- Jindowal Location in Punjab, India Jindowal Jindowal (India)
- Coordinates: 31°10′53″N 76°00′25″E﻿ / ﻿31.1814789°N 76.0068059°E
- Country: India
- State: Punjab
- District: Shaheed Bhagat Singh Nagar

Government
- • Type: Panchayat raj
- • Body: Gram panchayat
- Elevation: 251 m (823 ft)

Population (2011)
- • Total: 1,287
- Sex ratio 652/635 ♂/♀

Languages
- • Official: Punjabi
- Time zone: UTC+5:30 (IST)
- PIN: 144505
- Telephone code: 01884
- ISO 3166 code: IN-PB
- Post office: Banga
- Website: nawanshahr.nic.in

= Jindowal =

Jindowal is a village in Shaheed Bhagat Singh Nagar district of Punjab State, India. It is located 1.6 km away from the postal head office in Banga, 15 km from Garhshankar, 12 km from the district headquarter Shaheed Bhagat Singh Nagar and 103 km from the state capital Chandigarh. The village is administrated by a Sarpanch, an elected representative of the village.

== Demography ==
As of 2011, Jindowal has a total number of 263 houses and population of 1287 of which 652 include are males while 635 are females according to the report published by Census India in 2011. The literacy rate of Jindowal is 82.08%, higher than the state average of 75.84%. The population of children under the age of 6 years is 151 which is 11.97% of total population of Jindowal, and child sex ratio is approximately 855 as compared to Punjab state average of 846.

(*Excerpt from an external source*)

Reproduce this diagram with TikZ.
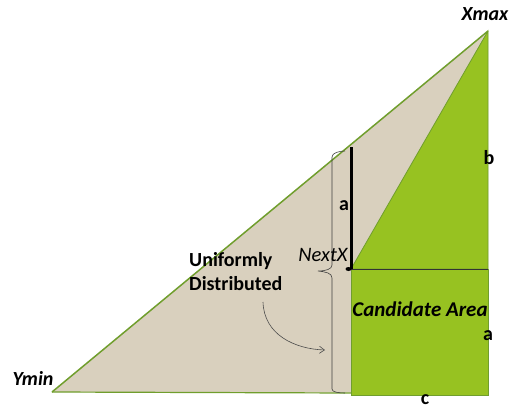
\documentclass[tikz,border=0pt]{standalone}
\usepackage{fontspec}
\setmainfont{Carlito}
\usetikzlibrary{arrows.meta}
\definecolor{linen}{RGB}{217,208,190}
\definecolor{leaf}{RGB}{151,194,33}
\definecolor{leafedge}{RGB}{112,158,45}
\begin{document}
\begin{tikzpicture}[x=1pt,y=-1pt,
  lbl/.style={font=\fontsize{20}{24}\selectfont\bfseries, inner sep=0pt},
  ilbl/.style={font=\fontsize{20}{24}\selectfont\bfseries\itshape, inner sep=0pt}]
\useasboundingbox (0,0) rectangle (520,410);
\coordinate (ymin) at (52,392);
\coordinate (xmax) at (488,31);
\coordinate (br) at (488,393);
\coordinate (bl) at (351,393);
\coordinate (nx) at (351,269);
\coordinate (rb) at (488,269);
\coordinate (rbr) at (488,395);
\coordinate (bartop) at (351,147);
% big beige triangle
\fill[linen] (ymin) -- (xmax) -- (br) -- cycle;
\draw[leafedge, line width=1.5pt] (ymin) -- (xmax);
\draw[leafedge, line width=1.2pt] (ymin) -- (bl);
% green parts
\filldraw[fill=leaf, draw=leafedge, line width=0.8pt] (nx) -- (xmax) -- (rb) -- cycle;
\filldraw[fill=leaf, draw=leafedge, line width=0.8pt] (nx) rectangle (rbr);
\draw[black!80, line width=0.8pt] (nx) -- (rb);
% thick bar and dot
\draw[black, line width=3pt] (bartop) -- (nx);
\fill[black] (348.5,269) ellipse (3 and 2);
% brace
\draw[black!75, line width=0.6pt] (345,151) .. controls (339,151) and (332,153) .. (332,157) -- (332,265) .. controls (332,269) and (326,271) .. (318,271) .. controls (326,272) and (332,273) .. (332,278) -- (332,389) .. controls (332,392) and (338,393) .. (345,393);
% texts
\node[ilbl] (txmax) at (485,14) {Xmax};
\node[ilbl] (tymin) at (33,378) {Ymin};
\node[lbl] (tb) at (489,158) {b};
\node[lbl] (ta1) at (344,206) {a};
\node[lbl] (ta2) at (488,336) {a};
\node[lbl] (tc) at (425,400) {c};
\node[inner sep=0pt, font=\fontsize{20.5}{24}\selectfont\itshape] (tnext) at (323,255) {NextX};
\node[lbl, align=left, anchor=west] (tuni) at (189,272) {Uniformly\\Distributed};
\node[ilbl, font=\fontsize{21}{25}\selectfont\bfseries\itshape] (tcand) at (420,309) {Candidate Area};
% arrow
\coordinate (arrs) at (263,302);
\coordinate (arre) at (325,350);
\draw[black!70, line width=0.6pt, -{Straight Barb[length=5pt,width=7pt]}] (arrs) .. controls (264,335) and (295,349) .. (arre);
\end{tikzpicture}
\end{document}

Almost 62% of the population are Jat Sikh. Majority of them are Banga, Chahal, Jindowal, Mahal. Less than half of the population is Schedule Caste which constitutes 38.00% of total population. The town does not have any Schedule Tribe population so far.

As per the report published by Census India in 2011, 402 people were engaged in work activities out of the total population of Jindowal which includes 348 males and 54 females. Many families have migrated to foreign countries but still hold their ancestral land. According to the census survey report of 2011, 96.27% workers describe their work as main work and 3.73% workers are involved in marginal activity providing livelihood for less than 6 months.

== Education ==
The village has a Punjabi medium, co-ed primary school founded in 1955. The schools provide mid-day meal as per Indian Midday Meal Scheme. As per Right of Children to Free and Compulsory Education Act the school provide free education to children between the ages of 6 and 14. Sikh National College Banga and Amardeep Singh Shergill Memorial college Mukandpur are the nearest colleges.

== Landmarks and history ==
The village has a historical Sikh shrine Gurudwara Charan Kanwal which was built by Maharaja Ranjit Singh in the memory of sixth Guru Hargobind Singh. Guru Hargobind Singh came to this village while on his way from Phagwara to Kirtarpur and stayed here for few days after killing Pende Khan in the last battle.

The village was named after a zamindar Jeeva whom Guru Hargobind Singh gave the blessing of milk while his stay in this village.

== Transport ==
Banga train station is the nearest train station. Nawanshahr railway station is also close by, 13 km away from the village. Sahnewal Airport is the nearest domestic airport which is located 61 km away in Ludhiana and the nearest international airport is located in Chandigarh. Sri Guru Ram Dass Jee International Airport is the second nearest airport which is 141 km away in Amritsar.